Do We Rise to the Occasion?
The idea is that somehow you will “rise to the occasion” when the truth is that you will fall to your lowest level of training. While we rarely think about old West gunslingers practicing, it is undeniable that they did. Only through practice and mastery of shooting could they manage to do what they did.
There is a question I get in classes regarding cowboy-style revolvers. Why they were only loaded with five rounds as opposed to six. Earp addresses this and more. “I have often been asked why five shots without reloading were all a top-notch gunfighter fired when his guns were chambered for six cartridges. The answer is merely safety. The hammer rested upon an empty chamber. Practiced gun-wielders had too much respect for their weapons to take unnecessary chances with them. it was only with tyros and would-bes that you heard of accidental discharges or didn’t-know-it-was-loaded injuries in the country where carrying a Colt was a man’s prerogative.” Once again, it is a topic that is as essential today as it was back then. Earp and all experienced gunslingers took firearm safety seriously. Not respecting a weapon had serious consequences both then and now.
Don’t Talk Smack
While I could dissect the interview over about 50 pages, I will close with this. “In the days of which I am talking, among men whom I have in mind when a man went after his guns, he did so with a single, serious purpose. There was no such thing as a bluff; when a gunfighter reached for his forty-five. Every faculty he owned was keyed to shooting as speedily and accurately as possible, to making his first shot the last of the fight. He just had to think of his gun solely as something with which to kill another before he could be killed. The possibility of intimidating an antagonist was remote, although the ‘drop’ was thoroughly respected, and few men in the West would draw against it.”
Mindset Above All Else
There are few things as crucial as the correct mindset. Being totally focused and committed to the moment is what wins a gunfight. The mind can not be distracted by the trivialities of the situation. “How will this affect me…what if I lose?”. These are thoughts that can creep in and distract you from the task at hand. If you are ever in this worst-case scenario, you must focus on one thing and one thing only – winning.

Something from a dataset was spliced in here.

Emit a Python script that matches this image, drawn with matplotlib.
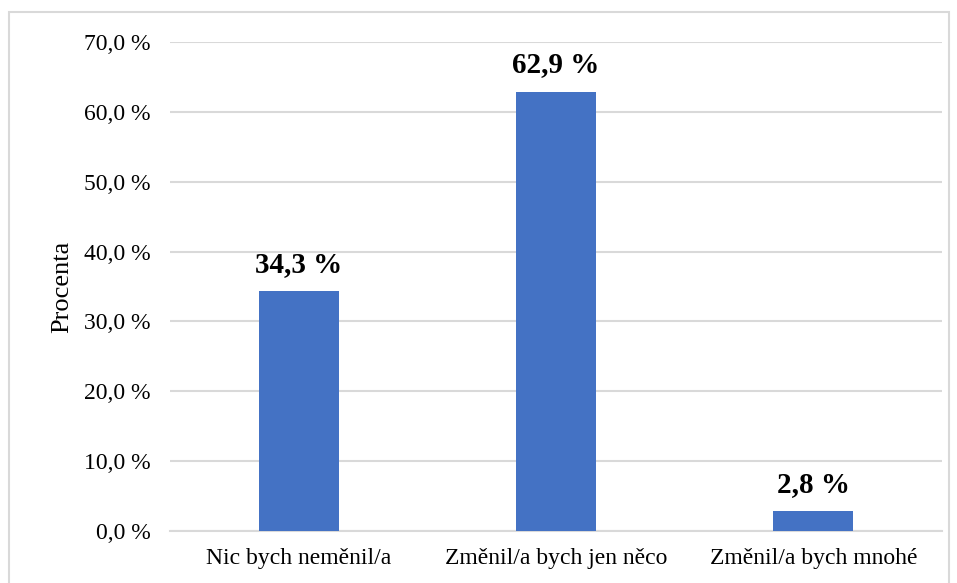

In Dodge City, Kansas, in the 1880’s, you had a 1 in 996 chance of being murdered. Compare that to Miami a hundred years later, when that number changed to 1 in 3,058. You were 300 times more likely to be killed in Dodge City than in modern Miami. The product of this environment was gunfighting skills driven by necessity. Wyatt Earp’s interview and many other written pieces on old-west gunfighting can be a priceless source of real-world application. As students of gunfighting, we would be well served by listening to the ultimate version of “Been there, done that.”